How is this personal?
There’s one school where I take it personally. The school that made us fill out extensive financial aid applications - my ex husband even had to pay his accountant to fill it out. And then we got a waitlist - for a kid who is well above their 75th% for numbers. And, it’s a school I never liked, but my kid did.
The rest I just have generalized animosity for. I have animosity towards the whole process.
@Trixy34 We were filling out the 13th and 14th extra pieces of financial info for Northeastern - (including multi-page ‘Business and Farm’ forms) two days before a rejection from them - and even had more contact from the financial department AFTER the rejection! lol
Yeah, see? Isn’t that aggravating? Are they need aware? I’m talking about Colgate - yes, you Colgate, who I did not realize was need-aware. That’s my fault. And, while we would have been full pay, they very well could have looked at our application and figured we were merit hunting, and they would have been right. Or, maybe they thought he wasn’t a fit, and the might have been kind of right there too because we visited in summer and his only impression of the student body was the tour guide. But he really liked the school a lot, and so there was a chance S19 and I would have talked his Dad into paying full freight had he been admitted. But once he was waitlisted, it was over for Colgate in his eyes.
At many suburban schools, the students themselves are highly aware of and invested in the process, even if the parents are not. Parental reassurances don’t always matter too much in the face of substantial peer pressure. I would appreciate it if colleges would be a bit more honest- they are seeking well qualified students who fulfill an institutional need, that is all. Yes, it is good for students to develop a thick skin and learn to handle rejection, but I too find the American process just odious-an enormous waste of time, money and effort compared to other countries, with not demonstrably better results.
I think that the colleges often make the decisions seem personal, due to the personal statements that they request. For students who are not naturally extroverted, the requested statements tend to seem like too much sharing of personal information with admissions committee members who are essentially blank walls from the student standpoint.

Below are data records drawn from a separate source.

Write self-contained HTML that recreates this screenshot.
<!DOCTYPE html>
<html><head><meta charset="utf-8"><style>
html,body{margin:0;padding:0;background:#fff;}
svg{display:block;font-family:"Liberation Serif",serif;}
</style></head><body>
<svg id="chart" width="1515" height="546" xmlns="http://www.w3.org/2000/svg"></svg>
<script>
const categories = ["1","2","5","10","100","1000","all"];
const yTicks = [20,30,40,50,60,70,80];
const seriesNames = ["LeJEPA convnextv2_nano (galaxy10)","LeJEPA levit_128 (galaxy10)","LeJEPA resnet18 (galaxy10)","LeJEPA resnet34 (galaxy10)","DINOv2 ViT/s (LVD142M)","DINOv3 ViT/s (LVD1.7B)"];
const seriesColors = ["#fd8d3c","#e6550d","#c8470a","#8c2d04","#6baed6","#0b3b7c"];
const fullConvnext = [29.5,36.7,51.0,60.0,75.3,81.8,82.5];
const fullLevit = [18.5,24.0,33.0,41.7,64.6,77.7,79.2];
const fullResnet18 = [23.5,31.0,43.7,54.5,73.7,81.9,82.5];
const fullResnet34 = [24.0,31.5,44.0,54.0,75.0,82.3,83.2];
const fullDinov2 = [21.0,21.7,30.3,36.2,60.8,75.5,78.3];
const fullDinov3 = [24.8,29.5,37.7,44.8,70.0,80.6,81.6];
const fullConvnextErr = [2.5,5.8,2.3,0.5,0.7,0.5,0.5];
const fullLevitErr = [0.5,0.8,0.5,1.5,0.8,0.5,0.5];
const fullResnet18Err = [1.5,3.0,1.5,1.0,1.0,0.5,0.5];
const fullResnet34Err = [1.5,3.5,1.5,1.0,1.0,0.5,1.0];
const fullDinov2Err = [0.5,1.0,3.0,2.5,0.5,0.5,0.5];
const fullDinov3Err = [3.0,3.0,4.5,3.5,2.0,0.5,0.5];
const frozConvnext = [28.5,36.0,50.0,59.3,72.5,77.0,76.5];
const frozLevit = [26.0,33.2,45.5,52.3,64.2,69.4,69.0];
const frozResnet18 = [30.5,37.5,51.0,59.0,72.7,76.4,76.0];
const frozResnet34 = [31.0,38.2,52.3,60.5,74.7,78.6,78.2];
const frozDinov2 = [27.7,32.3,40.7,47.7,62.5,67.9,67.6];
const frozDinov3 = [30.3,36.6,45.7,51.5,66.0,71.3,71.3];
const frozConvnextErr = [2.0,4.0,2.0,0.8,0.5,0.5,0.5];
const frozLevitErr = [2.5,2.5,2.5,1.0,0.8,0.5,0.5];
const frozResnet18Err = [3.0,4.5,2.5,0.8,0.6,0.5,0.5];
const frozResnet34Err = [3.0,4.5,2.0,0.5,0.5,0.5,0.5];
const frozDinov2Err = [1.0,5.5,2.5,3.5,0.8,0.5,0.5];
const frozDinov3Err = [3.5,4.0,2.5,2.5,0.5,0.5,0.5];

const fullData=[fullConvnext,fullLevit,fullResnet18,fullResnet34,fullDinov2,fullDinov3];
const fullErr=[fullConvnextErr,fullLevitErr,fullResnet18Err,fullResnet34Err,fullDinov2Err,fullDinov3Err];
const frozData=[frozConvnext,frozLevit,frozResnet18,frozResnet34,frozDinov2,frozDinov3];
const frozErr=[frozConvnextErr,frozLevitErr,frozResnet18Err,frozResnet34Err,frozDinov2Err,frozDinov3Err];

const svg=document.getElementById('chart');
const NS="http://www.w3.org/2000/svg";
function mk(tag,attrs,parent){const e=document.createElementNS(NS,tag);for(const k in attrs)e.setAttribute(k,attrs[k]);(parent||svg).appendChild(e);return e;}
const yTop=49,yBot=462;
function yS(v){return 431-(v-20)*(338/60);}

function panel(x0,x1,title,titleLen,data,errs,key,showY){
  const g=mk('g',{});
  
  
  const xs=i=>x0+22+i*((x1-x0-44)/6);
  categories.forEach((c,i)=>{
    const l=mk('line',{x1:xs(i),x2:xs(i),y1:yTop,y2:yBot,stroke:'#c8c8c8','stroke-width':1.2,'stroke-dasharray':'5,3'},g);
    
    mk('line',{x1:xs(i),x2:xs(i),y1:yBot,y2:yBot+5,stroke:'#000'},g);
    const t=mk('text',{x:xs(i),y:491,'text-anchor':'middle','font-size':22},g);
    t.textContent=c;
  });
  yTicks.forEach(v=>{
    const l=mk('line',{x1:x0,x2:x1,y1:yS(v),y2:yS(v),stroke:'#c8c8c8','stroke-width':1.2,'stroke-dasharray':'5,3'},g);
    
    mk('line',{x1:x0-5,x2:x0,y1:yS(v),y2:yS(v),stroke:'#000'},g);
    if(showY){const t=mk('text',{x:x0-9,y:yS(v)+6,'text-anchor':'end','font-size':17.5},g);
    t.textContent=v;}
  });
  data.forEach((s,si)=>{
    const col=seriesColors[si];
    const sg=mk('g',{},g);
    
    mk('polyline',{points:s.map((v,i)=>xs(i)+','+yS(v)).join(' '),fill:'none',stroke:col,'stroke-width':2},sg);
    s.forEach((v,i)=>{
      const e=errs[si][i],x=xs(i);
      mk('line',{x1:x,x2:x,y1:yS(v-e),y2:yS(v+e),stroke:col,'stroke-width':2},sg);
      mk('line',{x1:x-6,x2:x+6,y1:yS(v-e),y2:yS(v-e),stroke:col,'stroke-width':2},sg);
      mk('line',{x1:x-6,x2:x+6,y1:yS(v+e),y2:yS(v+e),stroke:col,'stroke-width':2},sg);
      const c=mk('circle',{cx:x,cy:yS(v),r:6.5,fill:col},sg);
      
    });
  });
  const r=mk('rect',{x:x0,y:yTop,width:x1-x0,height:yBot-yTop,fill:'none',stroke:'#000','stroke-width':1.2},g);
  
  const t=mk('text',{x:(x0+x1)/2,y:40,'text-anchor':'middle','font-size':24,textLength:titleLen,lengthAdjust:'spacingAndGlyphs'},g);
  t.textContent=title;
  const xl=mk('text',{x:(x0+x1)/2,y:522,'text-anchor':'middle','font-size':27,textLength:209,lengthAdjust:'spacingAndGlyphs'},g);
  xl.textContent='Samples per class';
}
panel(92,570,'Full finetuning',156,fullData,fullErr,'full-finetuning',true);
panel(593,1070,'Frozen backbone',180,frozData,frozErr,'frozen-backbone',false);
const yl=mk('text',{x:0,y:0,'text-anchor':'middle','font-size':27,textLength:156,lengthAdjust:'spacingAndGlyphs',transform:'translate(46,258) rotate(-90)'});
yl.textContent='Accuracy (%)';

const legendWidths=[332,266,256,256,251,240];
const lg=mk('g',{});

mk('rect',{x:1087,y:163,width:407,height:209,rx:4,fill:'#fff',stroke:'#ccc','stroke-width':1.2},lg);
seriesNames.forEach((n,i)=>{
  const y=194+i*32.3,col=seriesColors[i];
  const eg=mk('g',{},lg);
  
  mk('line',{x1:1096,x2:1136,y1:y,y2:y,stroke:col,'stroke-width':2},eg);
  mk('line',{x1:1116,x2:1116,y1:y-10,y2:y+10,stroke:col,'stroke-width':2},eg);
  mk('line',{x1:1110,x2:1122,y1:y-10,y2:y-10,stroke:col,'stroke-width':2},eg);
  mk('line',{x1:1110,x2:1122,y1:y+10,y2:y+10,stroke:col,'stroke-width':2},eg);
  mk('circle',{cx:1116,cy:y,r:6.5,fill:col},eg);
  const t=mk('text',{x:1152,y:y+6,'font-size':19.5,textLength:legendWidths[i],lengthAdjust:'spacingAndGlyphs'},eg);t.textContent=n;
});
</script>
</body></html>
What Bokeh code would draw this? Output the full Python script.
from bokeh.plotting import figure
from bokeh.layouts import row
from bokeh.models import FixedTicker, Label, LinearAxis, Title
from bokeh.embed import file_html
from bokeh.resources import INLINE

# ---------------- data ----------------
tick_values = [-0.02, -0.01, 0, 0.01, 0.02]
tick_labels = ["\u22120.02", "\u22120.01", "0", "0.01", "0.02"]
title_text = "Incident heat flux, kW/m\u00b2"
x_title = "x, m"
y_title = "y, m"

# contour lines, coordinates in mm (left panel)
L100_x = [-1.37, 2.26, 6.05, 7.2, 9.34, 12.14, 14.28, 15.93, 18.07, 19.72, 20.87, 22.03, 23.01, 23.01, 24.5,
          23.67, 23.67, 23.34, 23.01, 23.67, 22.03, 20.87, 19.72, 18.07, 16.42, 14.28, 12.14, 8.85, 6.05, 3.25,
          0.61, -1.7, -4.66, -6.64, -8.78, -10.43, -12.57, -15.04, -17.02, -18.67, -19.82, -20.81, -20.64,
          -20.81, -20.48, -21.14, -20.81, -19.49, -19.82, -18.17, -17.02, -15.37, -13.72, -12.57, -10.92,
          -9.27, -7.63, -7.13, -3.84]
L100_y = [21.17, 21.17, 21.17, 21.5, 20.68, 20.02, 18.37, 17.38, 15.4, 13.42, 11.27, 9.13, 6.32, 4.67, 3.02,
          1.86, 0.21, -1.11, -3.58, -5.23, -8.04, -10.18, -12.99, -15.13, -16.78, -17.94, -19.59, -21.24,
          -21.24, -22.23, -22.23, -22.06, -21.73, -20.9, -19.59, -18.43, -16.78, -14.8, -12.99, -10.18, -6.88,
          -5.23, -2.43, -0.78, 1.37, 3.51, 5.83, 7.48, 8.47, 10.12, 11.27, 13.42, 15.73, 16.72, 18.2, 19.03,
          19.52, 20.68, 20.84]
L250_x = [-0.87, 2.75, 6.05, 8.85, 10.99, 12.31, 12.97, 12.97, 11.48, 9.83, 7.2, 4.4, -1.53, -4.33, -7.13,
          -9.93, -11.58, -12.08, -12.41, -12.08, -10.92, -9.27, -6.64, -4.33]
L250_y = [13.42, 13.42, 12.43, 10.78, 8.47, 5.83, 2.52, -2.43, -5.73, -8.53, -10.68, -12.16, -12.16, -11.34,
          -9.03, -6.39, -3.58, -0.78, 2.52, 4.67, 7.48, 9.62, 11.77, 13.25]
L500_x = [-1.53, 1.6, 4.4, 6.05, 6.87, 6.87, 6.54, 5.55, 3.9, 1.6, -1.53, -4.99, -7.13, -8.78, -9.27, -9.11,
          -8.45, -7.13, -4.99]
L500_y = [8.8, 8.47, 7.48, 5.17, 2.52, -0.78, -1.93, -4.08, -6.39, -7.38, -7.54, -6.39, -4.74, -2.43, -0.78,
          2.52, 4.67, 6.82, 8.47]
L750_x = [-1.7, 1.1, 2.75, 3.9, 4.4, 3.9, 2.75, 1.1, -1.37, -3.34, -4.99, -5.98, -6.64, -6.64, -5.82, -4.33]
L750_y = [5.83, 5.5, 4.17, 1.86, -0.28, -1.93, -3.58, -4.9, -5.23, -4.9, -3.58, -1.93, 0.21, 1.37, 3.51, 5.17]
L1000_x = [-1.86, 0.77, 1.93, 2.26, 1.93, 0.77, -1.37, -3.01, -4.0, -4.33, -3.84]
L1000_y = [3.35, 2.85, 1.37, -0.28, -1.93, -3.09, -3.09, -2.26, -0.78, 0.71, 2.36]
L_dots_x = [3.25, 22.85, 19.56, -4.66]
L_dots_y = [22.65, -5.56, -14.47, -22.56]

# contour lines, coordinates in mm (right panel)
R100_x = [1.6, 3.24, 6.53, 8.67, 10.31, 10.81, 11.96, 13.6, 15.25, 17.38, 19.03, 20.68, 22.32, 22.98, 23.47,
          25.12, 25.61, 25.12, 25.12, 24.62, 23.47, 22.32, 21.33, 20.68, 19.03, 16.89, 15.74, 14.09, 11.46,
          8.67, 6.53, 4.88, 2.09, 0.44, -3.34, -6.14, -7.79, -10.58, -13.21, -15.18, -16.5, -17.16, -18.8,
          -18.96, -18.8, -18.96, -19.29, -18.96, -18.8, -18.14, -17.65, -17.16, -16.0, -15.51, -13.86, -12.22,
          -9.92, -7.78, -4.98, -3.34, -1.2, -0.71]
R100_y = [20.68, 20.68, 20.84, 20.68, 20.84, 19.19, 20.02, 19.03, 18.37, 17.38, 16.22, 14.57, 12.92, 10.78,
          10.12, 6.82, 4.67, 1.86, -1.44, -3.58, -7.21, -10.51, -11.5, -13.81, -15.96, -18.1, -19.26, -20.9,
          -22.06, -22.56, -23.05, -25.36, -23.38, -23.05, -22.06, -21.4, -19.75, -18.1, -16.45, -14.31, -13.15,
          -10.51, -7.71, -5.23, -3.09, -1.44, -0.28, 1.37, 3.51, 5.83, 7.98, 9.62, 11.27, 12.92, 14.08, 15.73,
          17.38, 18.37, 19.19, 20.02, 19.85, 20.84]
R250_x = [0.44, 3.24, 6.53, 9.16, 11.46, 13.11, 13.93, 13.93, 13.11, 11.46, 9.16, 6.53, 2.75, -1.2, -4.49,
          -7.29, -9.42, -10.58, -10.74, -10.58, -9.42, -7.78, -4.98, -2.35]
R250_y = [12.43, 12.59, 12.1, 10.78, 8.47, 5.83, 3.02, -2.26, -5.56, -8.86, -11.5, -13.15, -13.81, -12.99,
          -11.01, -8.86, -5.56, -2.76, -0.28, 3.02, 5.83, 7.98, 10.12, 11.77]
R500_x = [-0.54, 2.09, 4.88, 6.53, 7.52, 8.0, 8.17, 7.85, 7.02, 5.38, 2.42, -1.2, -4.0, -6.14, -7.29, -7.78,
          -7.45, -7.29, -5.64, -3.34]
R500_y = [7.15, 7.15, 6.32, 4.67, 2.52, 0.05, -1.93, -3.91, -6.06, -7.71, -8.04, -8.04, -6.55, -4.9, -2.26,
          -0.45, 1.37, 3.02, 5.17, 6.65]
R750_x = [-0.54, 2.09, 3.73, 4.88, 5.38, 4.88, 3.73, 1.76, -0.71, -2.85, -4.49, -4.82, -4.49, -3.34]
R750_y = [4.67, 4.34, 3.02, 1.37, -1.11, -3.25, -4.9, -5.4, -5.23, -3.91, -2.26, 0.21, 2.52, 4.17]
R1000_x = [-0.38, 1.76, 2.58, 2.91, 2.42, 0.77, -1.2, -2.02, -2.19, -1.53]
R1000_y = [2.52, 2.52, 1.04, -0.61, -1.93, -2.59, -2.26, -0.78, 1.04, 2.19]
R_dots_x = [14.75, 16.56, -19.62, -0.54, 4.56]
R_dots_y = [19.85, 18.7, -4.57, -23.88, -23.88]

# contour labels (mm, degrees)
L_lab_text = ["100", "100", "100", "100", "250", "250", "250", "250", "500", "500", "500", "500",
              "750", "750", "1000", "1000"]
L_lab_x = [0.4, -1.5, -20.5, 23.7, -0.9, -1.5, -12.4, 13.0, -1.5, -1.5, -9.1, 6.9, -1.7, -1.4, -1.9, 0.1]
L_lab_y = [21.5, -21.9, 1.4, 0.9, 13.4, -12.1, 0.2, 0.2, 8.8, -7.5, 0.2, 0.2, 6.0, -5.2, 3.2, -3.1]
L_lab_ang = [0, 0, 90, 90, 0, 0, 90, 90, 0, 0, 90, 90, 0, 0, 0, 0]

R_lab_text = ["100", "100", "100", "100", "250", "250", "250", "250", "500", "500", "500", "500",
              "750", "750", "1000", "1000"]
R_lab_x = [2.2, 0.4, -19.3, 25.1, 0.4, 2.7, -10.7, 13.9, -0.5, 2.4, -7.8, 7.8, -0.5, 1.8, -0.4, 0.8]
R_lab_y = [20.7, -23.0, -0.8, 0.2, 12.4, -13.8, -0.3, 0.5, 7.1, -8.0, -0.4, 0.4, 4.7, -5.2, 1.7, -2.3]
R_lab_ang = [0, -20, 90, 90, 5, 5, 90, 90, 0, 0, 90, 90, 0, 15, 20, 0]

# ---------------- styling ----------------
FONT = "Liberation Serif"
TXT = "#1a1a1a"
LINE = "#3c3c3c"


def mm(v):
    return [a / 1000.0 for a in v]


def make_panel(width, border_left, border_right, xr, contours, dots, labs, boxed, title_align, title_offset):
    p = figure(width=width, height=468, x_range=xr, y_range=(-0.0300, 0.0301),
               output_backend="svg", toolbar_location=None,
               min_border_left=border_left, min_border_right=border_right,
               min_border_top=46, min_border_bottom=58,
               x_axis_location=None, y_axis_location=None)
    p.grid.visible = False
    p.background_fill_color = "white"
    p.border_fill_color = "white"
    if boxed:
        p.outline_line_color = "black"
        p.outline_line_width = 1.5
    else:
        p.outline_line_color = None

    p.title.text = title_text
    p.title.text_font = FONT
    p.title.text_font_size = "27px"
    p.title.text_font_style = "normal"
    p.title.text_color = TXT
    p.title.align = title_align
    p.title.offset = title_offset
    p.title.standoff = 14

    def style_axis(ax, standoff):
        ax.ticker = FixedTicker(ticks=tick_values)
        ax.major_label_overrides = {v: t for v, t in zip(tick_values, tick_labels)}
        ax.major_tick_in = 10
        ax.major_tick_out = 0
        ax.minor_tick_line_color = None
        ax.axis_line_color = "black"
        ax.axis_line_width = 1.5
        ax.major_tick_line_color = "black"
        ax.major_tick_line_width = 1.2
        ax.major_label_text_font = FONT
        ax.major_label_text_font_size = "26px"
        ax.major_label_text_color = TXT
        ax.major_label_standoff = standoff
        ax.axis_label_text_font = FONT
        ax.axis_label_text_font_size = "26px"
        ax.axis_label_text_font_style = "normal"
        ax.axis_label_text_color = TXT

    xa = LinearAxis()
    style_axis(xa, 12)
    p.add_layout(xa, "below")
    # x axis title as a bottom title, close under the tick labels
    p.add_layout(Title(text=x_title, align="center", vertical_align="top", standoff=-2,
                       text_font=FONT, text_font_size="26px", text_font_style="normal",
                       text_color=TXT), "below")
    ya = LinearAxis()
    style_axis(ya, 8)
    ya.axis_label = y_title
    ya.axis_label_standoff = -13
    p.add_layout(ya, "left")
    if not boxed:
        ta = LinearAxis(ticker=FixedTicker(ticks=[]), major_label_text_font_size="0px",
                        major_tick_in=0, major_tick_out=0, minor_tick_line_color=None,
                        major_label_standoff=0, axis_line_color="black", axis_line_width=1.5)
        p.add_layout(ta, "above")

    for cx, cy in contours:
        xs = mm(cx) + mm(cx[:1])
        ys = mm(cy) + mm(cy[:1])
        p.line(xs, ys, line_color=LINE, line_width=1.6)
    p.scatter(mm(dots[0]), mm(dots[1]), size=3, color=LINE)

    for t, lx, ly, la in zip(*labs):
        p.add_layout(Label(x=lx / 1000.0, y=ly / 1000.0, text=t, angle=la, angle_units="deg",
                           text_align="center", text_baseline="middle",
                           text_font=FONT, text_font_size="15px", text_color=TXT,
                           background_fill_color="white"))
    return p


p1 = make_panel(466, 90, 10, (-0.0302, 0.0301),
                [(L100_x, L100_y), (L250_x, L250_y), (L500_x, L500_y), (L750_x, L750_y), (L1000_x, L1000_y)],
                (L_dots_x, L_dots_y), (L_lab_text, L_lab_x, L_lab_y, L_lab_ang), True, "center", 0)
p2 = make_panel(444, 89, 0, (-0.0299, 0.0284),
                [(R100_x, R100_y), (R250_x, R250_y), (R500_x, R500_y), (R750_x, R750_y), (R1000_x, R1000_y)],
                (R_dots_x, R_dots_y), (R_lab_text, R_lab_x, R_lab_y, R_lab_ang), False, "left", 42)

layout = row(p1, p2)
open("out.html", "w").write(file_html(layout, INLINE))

Then you also have the situation where a student who is exceptionally well qualified on academic grounds is somewhat unexpectedly rejected. By “exceptionally well qualified” I mean 2400 SAT I in one sitting, 2400 SAT II in one sitting (3 exams), 8 APs at the time of application, all 5’s, 4.0 unweighted GPA, Calc BC in 9th grade followed by university honors math, three languages, two to AP level and one taught only at the university, varsity sport, 10+ years of piano performance, state-level recognition though admittedly not national-level (with minor exceptions), actually an excellent interview . . . not my relative, but a student I know. Not too niche-oriented and not pre-med. At that point, it starts to seem as though the decision must have been based on some perceived personal factors–although of course no university has the “Fabulous Marching Pianos.”
This would not happen in Oxbridge.
"And, while we would have been full pay, they very well could have looked at our application and figured we were merit hunting, and they would have been right. "
Colgate doesn’t give merit aid, only need based aid. So how can you fault them for that?
“But once he was waitlisted, it was over for Colgate in his eyes.”
Again, it shouldn’t be taken personally. If Colgate was his top choice, I would have encouraged him to stay on the waitlist. Obviously, if he had better choices, that’s another story.